Fui ficando mais esperta com o tempo. Mas demorou!

Depois de alguns meses ou anos, não vendo a cor do dinheiro, eu aprendi que deveria juntar um pouco pra mim. Porque tudo o que eu dava na mão do Vitor eu não via mais a cor, não sabia o que ele fazia e ele não comprava nada pra casa, pra mim e nem para as crianças.

Mas como ele não poderia desconfiar que eu juntava dinheiro, eu apenas aumentei o valor dos meus produtos. Da marmita eu aumentei 3,00 e dos salgados aumentei uma quantia também. E com isso comecei a juntar uma graninha, eu queria tirar a carta de motorista, pra ver se o Vitor liberava o carro pra eu ir trabalhar.
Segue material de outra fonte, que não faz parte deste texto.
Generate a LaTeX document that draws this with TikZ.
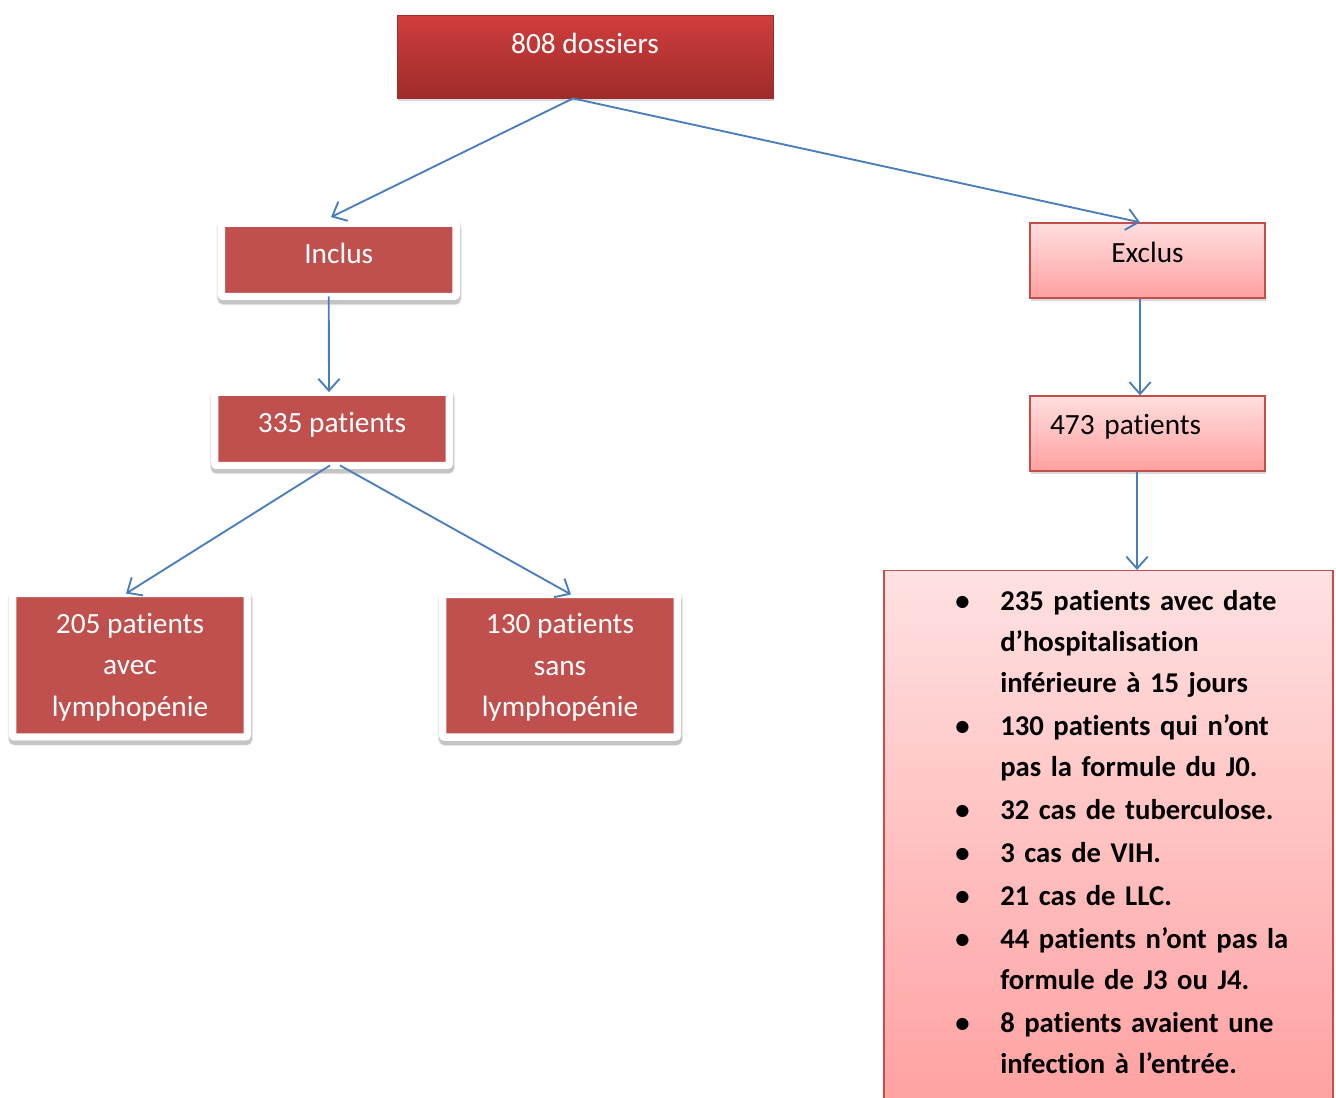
\documentclass[tikz,border=0pt]{standalone}
\usepackage{fontspec}
\setmainfont{Carlito}[Ligatures=NoCommon]
\usetikzlibrary{arrows.meta,shadows}
\definecolor{boxred}{RGB}{192,80,77}
\definecolor{topred}{RGB}{208,62,60}
\definecolor{darkred}{RGB}{158,44,43}
\definecolor{pinkline}{RGB}{196,78,76}
\definecolor{pinktop}{RGB}{255,222,222}
\definecolor{pinkbot}{RGB}{255,160,160}
\definecolor{listtop}{RGB}{255,225,225}
\definecolor{listbot}{RGB}{255,160,160}
\definecolor{flowblue}{RGB}{74,126,187}

\begin{document}
\begin{tikzpicture}[x=0.75pt,y=-0.75pt,font=\fontsize{22}{31}\selectfont]
\tikzset{top box/.style={draw=darkred,line width=0.6pt,top color=topred,bottom color=darkred,text=white,
      minimum width=282pt,inner sep=0pt,text height=28.5pt,text depth=33.75pt,
      drop shadow={shadow xshift=0.6pt,shadow yshift=-2.5pt,opacity=0.3}},
   red frame/.style={draw=white,line width=5.5pt,rounded corners=1.5pt,fill=boxred,text=white,
      minimum width=176pt,inner sep=0pt,outer sep=0pt,
      drop shadow={draw=black,fill=black,line width=8pt,opacity=0.08,shadow xshift=0.4pt,shadow yshift=-2.5pt},
      drop shadow={draw=black,fill=black,line width=6pt,opacity=0.16,shadow xshift=0.4pt,shadow yshift=-3pt}},
   pink box/.style={draw=pinkline,line width=1pt,top color=pinktop,bottom color=pinkbot,
      minimum width=176.25pt,inner sep=0pt,
      drop shadow={shadow xshift=0.6pt,shadow yshift=-2.5pt,opacity=0.3}},
   flow arrow/.style={draw=flowblue,line width=1.4pt,-{Straight Barb[length=9pt,width=16pt]}}}
\useasboundingbox (0,0) rectangle (1336,1097);

\node[top box] (dossiers) at (585,56.5) {808 dossiers};
\node[red frame,text height=30pt,text depth=25pt] (inclus) at (338.75,259.75) {Inclus};
\node[red frame,text height=30.2pt,text depth=24.8pt] (inclpat) at (332,428.75) {335 patients};
\node[red frame,minimum height=107.6pt,text depth=1pt,align=center] (avec) at (130,665.25) {205 patients\\avec\\lymphopénie};
\node[red frame,minimum height=107pt,text depth=1pt,align=center] (sans) at (560,665.75) {130 patients\\sans\\lymphopénie};
\node[pink box,text height=29.6pt,text depth=26.65pt] (exclus) at (1147.5,260.5) {Exclus};
\node[pink box,text height=28.7pt,text depth=27.5pt,inner xsep=15pt,text width=146.25pt,align=left] (exclpat) at (1147.5,433.5) {473 patients};
\node[pink box,anchor=north,minimum width=336.75pt,minimum height=408.75pt,top color=listtop,bottom color=listbot] (excllist) at (1108.5,570) {};
\node[anchor=north west,inner sep=0pt,text width=300pt,font=\bfseries\fontsize{21.5}{30.75}\selectfont] (excltext) at (930,569) {%
  \begin{list}{\textbullet}{\setlength{\leftmargin}{52.5pt}\setlength{\labelsep}{23pt}\setlength{\labelwidth}{30pt}%
    \setlength{\itemsep}{1.5pt}\setlength{\parsep}{0pt}\setlength{\topsep}{0pt}\setlength{\partopsep}{0pt}}
  \item 235 patients avec date\\d’hospitalisation\\inférieure à 15 jours
  \item 130 patients qui n’ont\\pas la formule du J0.
  \item 32 cas de tuberculose.
  \item 3 cas de VIH.
  \item 21 cas de LLC.
  \item 44 patients n’ont pas la\\formule de J3 ou J4.
  \item 8 patients avaient une\\infection à l’entrée.
  \end{list}};

\draw[flow arrow] ([xshift=-9pt]dossiers.south) -- ([xshift=-5.8pt,yshift=4.5pt]inclus.north);
\draw[flow arrow] ([xshift=-9pt]dossiers.south) -- ([xshift=-5.6pt]exclus.north);
\draw[flow arrow] ([xshift=-7.5pt]inclus.south) -- ([xshift=-2.25pt]inclpat.north);
\draw[flow arrow] ([xshift=-1.5pt]inclpat.south) -- ([xshift=-3pt]avec.north);
\draw[flow arrow] ([xshift=6pt]inclpat.south) -- ([xshift=8.25pt]sans.north);
\draw[flow arrow] ([xshift=-5.6pt]exclus.south) -- ([xshift=-5.6pt]exclpat.north);
\draw[flow arrow] ([xshift=-7.9pt]exclpat.south) -- ([xshift=21.4pt]excllist.north);
\end{tikzpicture}
\end{document}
Depois que ele comprou o carro ele ficou menos ranzinza, não quero dizer que ele melhorou, mas ficou mais leve o clima em casa.

Eu trabalhava muito e ele chegava às 19:00 em casa e se sentava. No começo eu não me importava muito, porque fui criada por uma mãe que dizia sempre que o homem era o provedor do lar e ele merece descansar quando chega. Depois que me casei era a mesma ladainha, minha mãe sempre dizia: “Ele paga o aluguel então ele merece o descanso. Se não vocês estariam na rua”. E eu não dava bola porque tinha isso na minha mente.

Fui criada pelos meus pais, aqui no Rio de janeiro mesmo, eu e mais dois irmãos que hoje são machistas também, porque foram criados por uma mulher que sempre valorizou mais o trabalho do homem, do que o próprio. E eu me lembro que meu pai fazia o mesmo que o Vitor faz hoje. Só nunca eu vi ele bater nela.

Minha mãe trabalhava fora com as quentinhas dela, dia e noite, limpava e cozinhava para os outros e para nós. Mas mesmo assim ela dizia que não fazia mais que a obrigação dela. O meu pai trabalhava de carpinteiro e ela valorizava muito o esforço dele. Hoje ele tem a empresa dele de casas pré moldadas, mas antes disso ele era funcionário.

Eu sempre tive essa referência de mãe, uma que colocava o bem estar do marido e filhos, acima do seu. Claro eu não estou culpando ela e nem o meu pai por eu ser tão submissa hoje, mas é complicado você enxergar a vida com outros olhos quando se tem isso na cabeça. Minha mãe sempre foi submissa e eu via meu pai sendo bom pra ela. Nunca o vi levantar a mão pra minha mãe... Mas porém quando acontecia algo assim e a gente ficava sabendo, minha mãe sempre dizia: “Tem que ver o que ELA fez de errado” ou “Ele não fez isso sem motivo”. Ou seja a minha mãe sempre dava uma justificativa para a agressão de um homem no casamento, ou seja, a culpada sempre era a mulher. Então já dá pra ter uma ideia de quem eram os filhos prediletos dela né?

Tendo isso em mente, eu sempre me culpava quando apanhava do Vitor.